Be Afraid, Be Very Afraid
“They are given to all kinds of marvellous beliefs, are subject to trances and visions, and frequently see strange sights, and hear music and voices in the air. The dominant spirit, however, that haunts this enchanted region, and seems to be commander-in-chief of all the powers of the air, is the apparition of a figure on horseback, without a head.” Washington Irving , The Legend of Sleepy Hollow
You will no doubt notice if you've watched TV or been to the movies of late just how many “un-deadly” creatures are afoot all across the American mediascape. Of course since the time of the silent film the undead have been an entertainment stable. From F. W. Murnau’s Nosferatu, to the many incarnations of Bram Stoker’s Dracula, which is being totally bastardized in the NBC, Jonathan Rhys-Myers -produced TV series. To the totally outlandish current version of the Sleepy Hollow myth, not to mention HBO’s True Blood or FX’s American Horror Story- Coven TV is fascinated these days with all manner of bloodletting. Why?
Fear of “the other” is good business. The Walking Dead Zombie-clan, the blood sucking vampire, might well be stand-ins for that leech of a neighbor that can’t find work and needs Food Stamps to keep from going hungry. Or the millions of undocumented immigrants, who must remain in the shadows, in the darkness, fear of being, exposed, burned by the I.C.E. They like many of the “tired and poor, yearning to breathe free," before them only want a better life for themselves and their progeny. To participate and contribute to the American experiment as did millions before them. But unlike those millions their skin is brown, other, not like us real Americans. So we scapegoat. We yank the social safety net out from under them. That same webbing that provided loan guarantees to buy that first home. Or the assistance to veterans in the form of a G.I. Bill, so millions could get a trade or attend college. We cry poor while C.E.O. pay quadruples as average wage earners stagnate.
We cry poor while politicians give tax breaks to corporations that have more money than God. We cry poor while the Pentagon budget balloons and Wall St. banks grow To Big To Fail. We cry poor while our infrastructure crumbles and prisons become a growth business. We are like so many Mr. Micawbers, or Ebenezer Scrooge. Perhaps as we enter this holiday season our thoughts should go to how Dickens-like Tale of Two Cities, America has become.

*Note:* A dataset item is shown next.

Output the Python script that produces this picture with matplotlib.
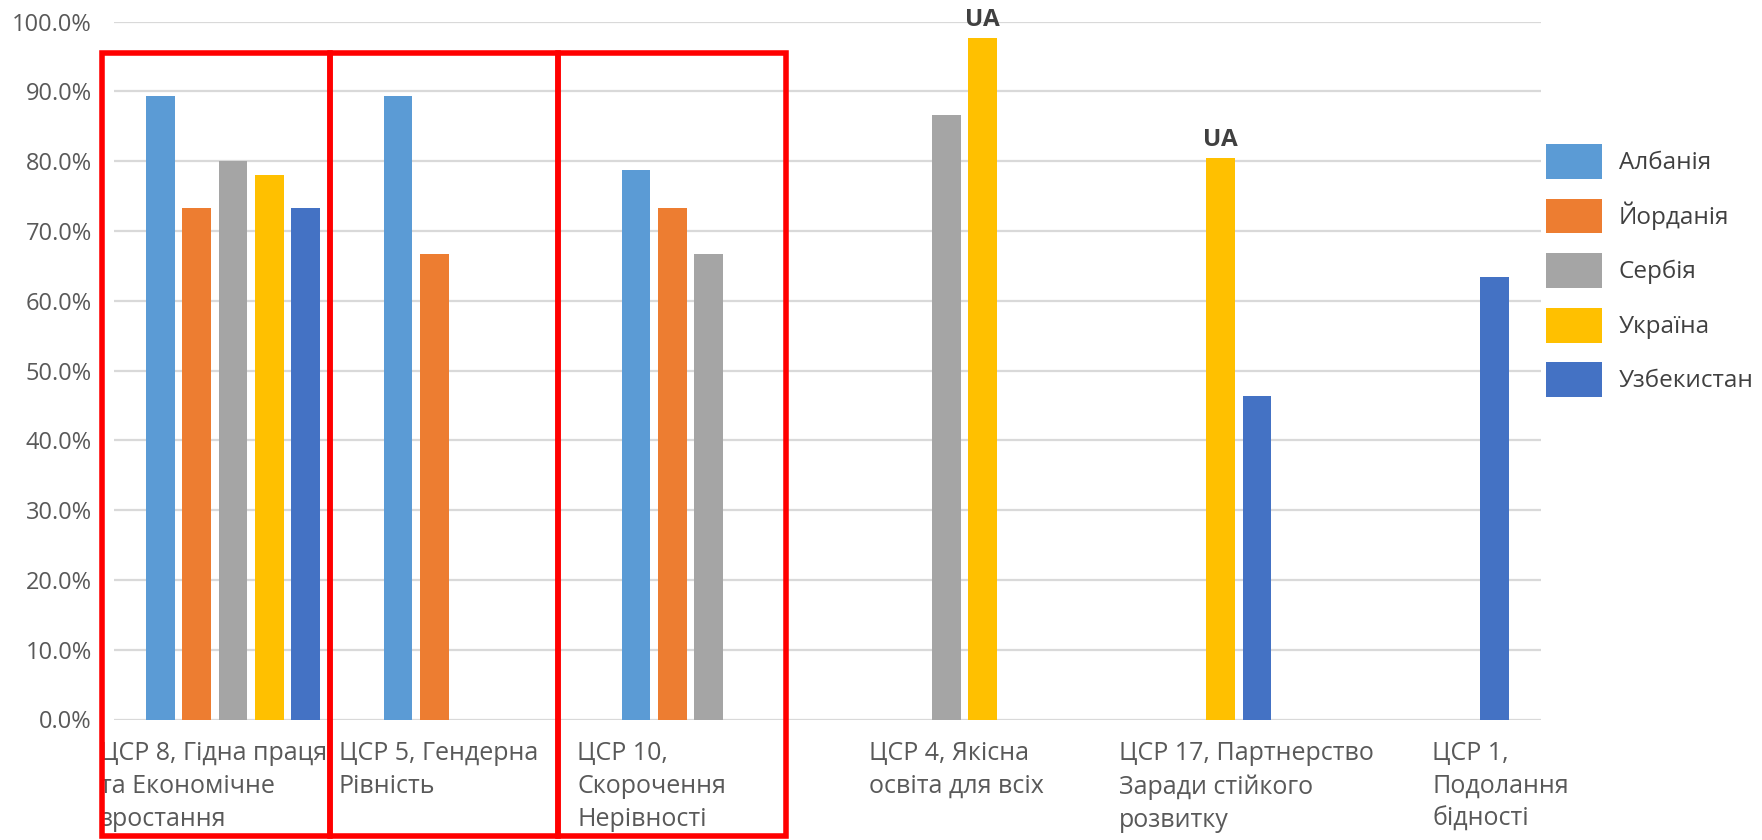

“… Copperfield, said Mr. Micawber… Annual income twenty pounds, annual expenditure nineteen nineteen six, result happiness. Annual income twenty pounds, annual expenditure twenty pounds ought and six, result misery. The blossom is blighted, the leaf is withered, the god of day goes down upon the dreary scene, and and, in short, you are for ever floored. As I am! “
The real Americans that gorge themselves on Roger Ailes’ Fox News, vote slavishly for the GOP even though, it would be in their best collective and individual interest to do otherwise. Those real Americans who while decrying the NSA spy tactics, revealed by whistle-traitor Edward Snowden, are salved by the knowledge that the Great Jihad from the east is being kept at bay. Subterfuge. The NSA isn’t worried really about Osama, or Ali, or Omar, but Juan, Jose’ and Luis, not to mention all the native-born Leroy’s in our midst.
Drive a stake through all their heats. When a steak for their stomachs through their own hard work and a level playing field along the way is all that’s required. But no, be afraid, be very afraid.
We were afraid in the 50’s & 60’s too, but our optimism about our ability to meet the challenges of the day outweighed the fear. Yet the fear persists perhaps because we are afraid to take a good hard look at how America, business, industry, education, politics, has failed Americans.
The Media as Social Mirror
As individuals within a society we’re always trying to gage where we stand. What is our position within the larger culture? What should we know and when should we know it? National elections provide that “mirror” in a way. Are they’re more people who see the candidate, their party, their ideology, their proposed policy prescriptions the same as I do? But elections happen infrequently. So that barometer is unreliable for day to day ascertainment of answering the question of positioning vis –a- vi s others in the society. The media however, the national media in particular, the arbiters of “culture,” hold up that mirror daily, giving us a glimpse of where we stand. We have a sense of ourselves as individuals, but also our sense of who we are as “social” beings.
It is extremely important that “minorities,” racial, cultural, linguistic, “others” see themselves as part of and not separate from the social fabric. We can all retreat into our own insular worlds of “private” or niche communications and media. But what provides the most benefit to the continued stitching together of the social contract is a vibrant, diverse and inclusive media. A media which allows for the possibility that each individual can see themselves reflected therein.
As Pogo said, “We have met the enemy and he is us!